## [Exercise prompt]
Quote from the first line below through the line that contains "1.2, 1.2, 1.2];", both included, and leave the pictures out.

## [Collected data]
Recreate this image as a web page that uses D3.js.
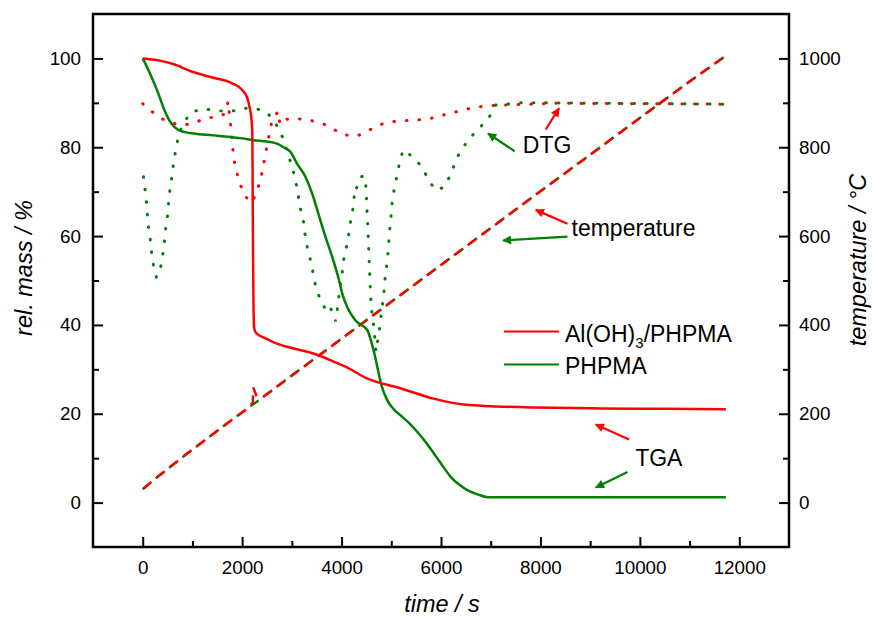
<!DOCTYPE html>
<html>
<head>
<meta charset="utf-8">
<script src="https://cdn.jsdelivr.net/npm/d3@7/dist/d3.min.js"></script>
<style>
  body { margin: 0; background: #fff; }
  text { font-family: "Liberation Sans", Arial, sans-serif; fill: #000; }
</style>
</head>
<body>
<script>
// TGA, Al(OH)3/PHPMA
var tgaRedT = [0, 300, 600, 1000, 1400, 1800, 2000, 2100, 2150, 2190, 2205, 2212, 2220, 2228, 2240, 2260, 2300, 2450, 2700, 3000, 3450, 3850, 4100, 4500, 5200, 5850, 6500, 7000, 7900, 9200, 10500, 11730];
var tgaRedM = [100, 99.6, 98.8, 97.0, 95.7, 94.4, 92.9, 91.2, 89.0, 86.0, 83.0, 70, 55, 45, 39.5, 38.6, 38.0, 37.1, 35.8, 34.8, 33.5, 31.7, 30.5, 28.0, 25.7, 23.4, 22.0, 21.7, 21.4, 21.2, 21.1, 21.0];

// TGA, PHPMA
var tgaGreenT = [0, 150, 290, 450, 560, 700, 850, 1100, 1500, 2000, 2230, 2500, 2700, 2850, 2975, 3110, 3280, 3410, 3545, 3680, 3815, 3950, 4015, 4115, 4280, 4520, 4590, 4650, 4720, 4800, 4920, 5050, 5190, 5350, 5525, 5700, 5860, 6030, 6195, 6370, 6530, 6750, 6960, 8000, 11730];
var tgaGreenM = [100, 96.5, 92.8, 88, 85.6, 84.0, 83.4, 83.0, 82.6, 82.0, 81.6, 81.3, 80.8, 79.9, 78.9, 76.2, 73.2, 69.5, 64.6, 59.7, 55.2, 50.0, 47.0, 44.0, 41.0, 38.8, 36.5, 34, 30.5, 26.5, 23, 21, 19.6, 18, 15.9, 13.5, 11, 8.3, 5.8, 4, 2.8, 1.8, 1.2, 1.2, 1.2];

// DTG, Al(OH)3/PHPMA (left axis units)
var dtgRedT = [0, 200, 390, 590, 840, 1060, 1280, 1530, 1650, 1719, 1746, 1780, 1800, 1832, 1852, 1913, 2001, 2134, 2200, 2289, 2370, 2424, 2470, 2505, 2551, 2605, 2726, 2760, 2839, 3141, 3390, 3644, 3845, 4047, 4302, 4504, 4719, 4933, 5188, 5436, 5838, 6060, 6281, 6517, 6765, 7020, 7282, 7792, 8309, 11730];
var dtgRedM = [89.8, 87.9, 86.4, 85.4, 85.0, 85.6, 86.6, 86.9, 87.5, 90.3, 87.1, 83.9, 80.7, 77.9, 76.1, 73.4, 70.4, 67.8, 67.6, 69.8, 72.7, 75.6, 78.7, 80.4, 83.3, 86.2, 88.1, 85.2, 86.3, 86.4, 86.0, 85.2, 84.0, 82.8, 82.5, 83.5, 84.9, 85.6, 86.0, 86.0, 86.6, 87.3, 87.9, 88.6, 89.1, 89.4, 89.5, 89.7, 89.9, 89.7];

// DTG, PHPMA
var dtgGreenT = [0, 34, 68, 89, 109, 149, 175, 215, 276, 356, 403, 437, 463, 503, 523, 552, 592, 624, 672, 725, 826, 980, 1196, 1417, 1631, 1832, 2068, 2235, 2456, 2605, 2738, 2839, 2910, 3007, 3074, 3121, 3161, 3229, 3262, 3310, 3376, 3430, 3477, 3564, 3658, 3740, 3826, 3880, 3914, 3980, 4014, 4047, 4135, 4161, 4215, 4249, 4262, 4302, 4397, 4463, 4497, 4504, 4517, 4531, 4551, 4584, 4604, 4638, 4665, 4690, 4752, 4785, 4820, 4852, 4872, 4906, 4933, 4953, 4973, 5001, 5021, 5067, 5122, 5174, 5242, 5423, 5577, 5746, 5873, 6048, 6175, 6275, 6376, 6511, 6664, 6819, 6966, 7101, 7322, 7558, 8021, 11730];
var dtgGreenM = [74.7, 71.7, 68.6, 65.6, 62.6, 59.6, 56.6, 53.6, 50.7, 52.7, 55.7, 58.7, 61.8, 64.8, 67.8, 70.8, 73.8, 76.8, 79.8, 83.0, 85.6, 87.9, 88.6, 88.4, 88.1, 88.2, 88.8, 88.8, 88.1, 86.6, 84.1, 81.6, 78.8, 75.6, 72.6, 69.7, 66.7, 63.7, 60.6, 57.6, 54.5, 51.6, 48.7, 45.9, 43.9, 44.8, 42.5, 40.8, 43.5, 49.4, 51.8, 55.0, 59.4, 62.2, 65.0, 68.0, 71.0, 70.8, 73.4, 73.5, 70.4, 67.4, 64.4, 61.4, 55.4, 46.4, 43.4, 40.4, 37.4, 34.0, 38.1, 41.2, 44.2, 47.2, 50.2, 53.1, 56.1, 59.0, 62.0, 65.1, 68.2, 71.0, 74.0, 77.1, 79.4, 77.9, 76.1, 72.9, 70.4, 70.9, 73.4, 76.2, 78.9, 81.0, 83.1, 84.9, 86.7, 89.5, 89.7, 90.0, 90.0, 89.7];

// temperature (right axis, °C)
var tempRedT = [0, 300, 900, 1800, 2100, 2215, 2222, 2290, 2350, 2400, 3000, 4000, 5000, 6000, 7000, 8000, 9000, 10000, 11000, 11730];
var tempRedC = [30, 58, 111, 187, 211, 225, 259, 240, 236, 236, 286, 369, 452, 535, 618, 701, 783, 866, 948, 1006];
var tempGreenT = [0, 300, 900, 1800, 2100, 2400, 3000, 4000, 5000, 6000, 7000, 8000, 9000, 10000, 11000, 11730];
var tempGreenC = [30, 58, 111, 187, 211, 236, 286, 369, 452, 535, 618, 701, 783, 866, 948, 1006];

// ticks
var xMajor = [0, 2000, 4000, 6000, 8000, 10000, 12000];
var xMinor = [1000, 3000, 5000, 7000, 9000, 11000];
var yMajor = [0, 20, 40, 60, 80, 100];
var yMinor = [10, 30, 50, 70, 90];
var tMajor = [0, 200, 400, 600, 800, 1000];
var tMinor = [100, 300, 500, 700, 900];

// annotation arrows in data units: [tail time, tail mass, tip time, tip mass]
var arrowsRed = [[8107, 84.0, 8375, 88.8], [8544, 62.8, 7906, 65.9], [9785, 14.2, 9111, 17.6]];
var arrowsGreen = [[7483, 79.1, 6946, 83.1], [8544, 59.9, 7248, 59.0], [9752, 6.9, 9114, 3.4]];
var labelText = ["DTG", "temperature", "TGA"];
var labelT = [7645, 8625, 9905];
var labelM = [78.6, 60.1, 8.2];

var w = 873, h = 619;
var pLeft = 93, pRight = 789, pTop = 14, pBottom = 547;
var red = "#ff0000", green = "#008000";

var x = d3.scaleLinear().domain([-1000, 13000]).range([pLeft, pRight]);
var y = d3.scaleLinear().domain([-10, 110]).range([pBottom, pTop]);
var yT = d3.scaleLinear().domain([-100, 1100]).range([pBottom, pTop]);

var svg = d3.select("body").append("svg")
    .attr("width", w)
    .attr("height", h);

var defs = svg.append("defs");
[["headRed", red], ["headGreen", green]].forEach(function (m) {
  defs.append("marker")
    .attr("id", m[0])
    .attr("markerUnits", "userSpaceOnUse")
    .attr("viewBox", "0 0 10 10")
    .attr("refX", 9)
    .attr("refY", 5)
    .attr("markerWidth", 11)
    .attr("markerHeight", 9)
    .attr("orient", "auto")
    .append("path")
    .attr("d", "M0,0 L10,5 L0,10 Z")
    .attr("fill", m[1]);
});

function zip(a, b) {
  return a.map(function (d, i) { return [d, b[i]]; });
}

var lineM = d3.line().x(function (d) { return x(d[0]); }).y(function (d) { return y(d[1]); });
var lineMS = d3.line().curve(d3.curveMonotoneX).x(function (d) { return x(d[0]); }).y(function (d) { return y(d[1]); });
var lineT = d3.line().x(function (d) { return x(d[0]); }).y(function (d) { return yT(d[1]); });

// DTG dotted
svg.append("path").datum(zip(dtgRedT, dtgRedM))
  .attr("d", lineM).attr("fill", "none").attr("stroke", red)
  .attr("stroke-width", 3).attr("stroke-linecap", "round").attr("stroke-dasharray", "0.6,12");
svg.append("path").datum(zip(dtgGreenT, dtgGreenM))
  .attr("d", lineM).attr("fill", "none").attr("stroke", green)
  .attr("stroke-width", 3).attr("stroke-linecap", "round").attr("stroke-dasharray", "0.6,12")
  .attr("stroke-dashoffset", -6);

// temperature dashed
svg.append("path").datum(zip(tempGreenT, tempGreenC))
  .attr("d", lineT).attr("fill", "none").attr("stroke", green)
  .attr("stroke-width", 2.5).attr("stroke-dasharray", "10,7");
svg.append("path").datum(zip(tempRedT, tempRedC))
  .attr("d", lineT).attr("fill", "none").attr("stroke", red)
  .attr("stroke-width", 2.5).attr("stroke-dasharray", "10,7").attr("stroke-dashoffset", -1.5);

// TGA solid
svg.append("path").datum(zip(tgaGreenT, tgaGreenM))
  .attr("d", lineMS).attr("fill", "none").attr("stroke", green).attr("stroke-width", 2.5);
svg.append("path").datum(zip(tgaRedT, tgaRedM))
  .attr("d", lineMS).attr("fill", "none").attr("stroke", red).attr("stroke-width", 2.5);

// frame
svg.append("rect")
  .attr("x", pLeft).attr("y", pTop)
  .attr("width", pRight - pLeft).attr("height", pBottom - pTop)
  .attr("fill", "none").attr("stroke", "#000").attr("stroke-width", 2.5);

function styleAxis(g) {
  g.select(".domain").remove();
  g.selectAll(".tick line").attr("stroke", "#000").attr("stroke-width", 2);
  g.selectAll(".tick text").style("font-size", "18.8px").attr("fill", "#000");
}

svg.append("g").attr("transform", "translate(0," + pBottom + ")")
  .call(d3.axisBottom(x).tickValues(xMajor).tickSize(-10).tickPadding(14).tickFormat(d3.format("d")))
  .call(styleAxis);
svg.append("g").attr("transform", "translate(0," + pBottom + ")")
  .call(d3.axisBottom(x).tickValues(xMinor).tickSize(-6).tickFormat(""))
  .call(styleAxis);

svg.append("g").attr("transform", "translate(" + pLeft + ",0)")
  .call(d3.axisLeft(y).tickValues(yMajor).tickSize(-10).tickPadding(12).tickFormat(d3.format("d")))
  .call(styleAxis);
svg.append("g").attr("transform", "translate(" + pLeft + ",0)")
  .call(d3.axisLeft(y).tickValues(yMinor).tickSize(-6).tickFormat(""))
  .call(styleAxis);

svg.append("g").attr("transform", "translate(" + pRight + ",0)")
  .call(d3.axisRight(yT).tickValues(tMajor).tickSize(-10).tickPadding(10).tickFormat(d3.format("d")))
  .call(styleAxis);
svg.append("g").attr("transform", "translate(" + pRight + ",0)")
  .call(d3.axisRight(yT).tickValues(tMinor).tickSize(-6).tickFormat(""))
  .call(styleAxis);

// axis titles
svg.append("text")
  .attr("x", 442).attr("y", 612)
  .attr("text-anchor", "middle")
  .style("font-size", "23.5px").style("font-style", "italic")
  .text("time / s");
svg.append("text")
  .attr("transform", "translate(32,268) rotate(-90)")
  .attr("text-anchor", "middle")
  .style("font-size", "23.5px").style("font-style", "italic")
  .text("rel. mass / %");
svg.append("text")
  .attr("transform", "translate(866,260) rotate(-90)")
  .attr("text-anchor", "middle")
  .style("font-size", "23.5px").style("font-style", "italic")
  .text("temperature / °C");

// annotations
function drawArrows(list, color, marker) {
  list.forEach(function (a) {
    svg.append("line")
      .attr("x1", x(a[0])).attr("y1", y(a[1]))
      .attr("x2", x(a[2])).attr("y2", y(a[3]))
      .attr("stroke", color).attr("stroke-width", 2.2)
      .attr("marker-end", "url(#" + marker + ")");
  });
}
drawArrows(arrowsRed, red, "headRed");
drawArrows(arrowsGreen, green, "headGreen");

labelText.forEach(function (s, i) {
  svg.append("text")
    .attr("x", x(labelT[i])).attr("y", y(labelM[i]))
    .style("font-size", "23px")
    .text(s);
});

// legend
var legend = svg.append("g");
legend.append("line").attr("x1", 504).attr("x2", 559).attr("y1", 331.5).attr("y2", 331.5)
  .attr("stroke", red).attr("stroke-width", 2.2);
legend.append("line").attr("x1", 504).attr("x2", 559).attr("y1", 364.5).attr("y2", 364.5)
  .attr("stroke", green).attr("stroke-width", 2.2);
var t1 = legend.append("text").attr("x", 565).attr("y", 341.5).style("font-size", "23px");
t1.append("tspan").text("Al(OH)");
t1.append("tspan").attr("dy", 6).style("font-size", "15px").text("3");
t1.append("tspan").attr("dy", -6).text("/PHPMA");
legend.append("text").attr("x", 565).attr("y", 373.5).style("font-size", "23px").text("PHPMA");
</script>
</body>
</html>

## [Correct response]
Recreate this image as a web page that uses D3.js.
<!DOCTYPE html>
<html>
<head>
<meta charset="utf-8">
<script src="https://cdn.jsdelivr.net/npm/d3@7/dist/d3.min.js"></script>
<style>
  body { margin: 0; background: #fff; }
  text { font-family: "Liberation Sans", Arial, sans-serif; fill: #000; }
</style>
</head>
<body>
<script>
// TGA, Al(OH)3/PHPMA
var tgaRedT = [0, 300, 600, 1000, 1400, 1800, 2000, 2100, 2150, 2190, 2205, 2212, 2220, 2228, 2240, 2260, 2300, 2450, 2700, 3000, 3450, 3850, 4100, 4500, 5200, 5850, 6500, 7000, 7900, 9200, 10500, 11730];
var tgaRedM = [100, 99.6, 98.8, 97.0, 95.7, 94.4, 92.9, 91.2, 89.0, 86.0, 83.0, 70, 55, 45, 39.5, 38.6, 38.0, 37.1, 35.8, 34.8, 33.5, 31.7, 30.5, 28.0, 25.7, 23.4, 22.0, 21.7, 21.4, 21.2, 21.1, 21.0];

// TGA, PHPMA
var tgaGreenT = [0, 150, 290, 450, 560, 700, 850, 1100, 1500, 2000, 2230, 2500, 2700, 2850, 2975, 3110, 3280, 3410, 3545, 3680, 3815, 3950, 4015, 4115, 4280, 4520, 4590, 4650, 4720, 4800, 4920, 5050, 5190, 5350, 5525, 5700, 5860, 6030, 6195, 6370, 6530, 6750, 6960, 8000, 11730];
var tgaGreenM = [100, 96.5, 92.8, 88, 85.6, 84.0, 83.4, 83.0, 82.6, 82.0, 81.6, 81.3, 80.8, 79.9, 78.9, 76.2, 73.2, 69.5, 64.6, 59.7, 55.2, 50.0, 47.0, 44.0, 41.0, 38.8, 36.5, 34, 30.5, 26.5, 23, 21, 19.6, 18, 15.9, 13.5, 11, 8.3, 5.8, 4, 2.8, 1.8, 1.2, 1.2, 1.2];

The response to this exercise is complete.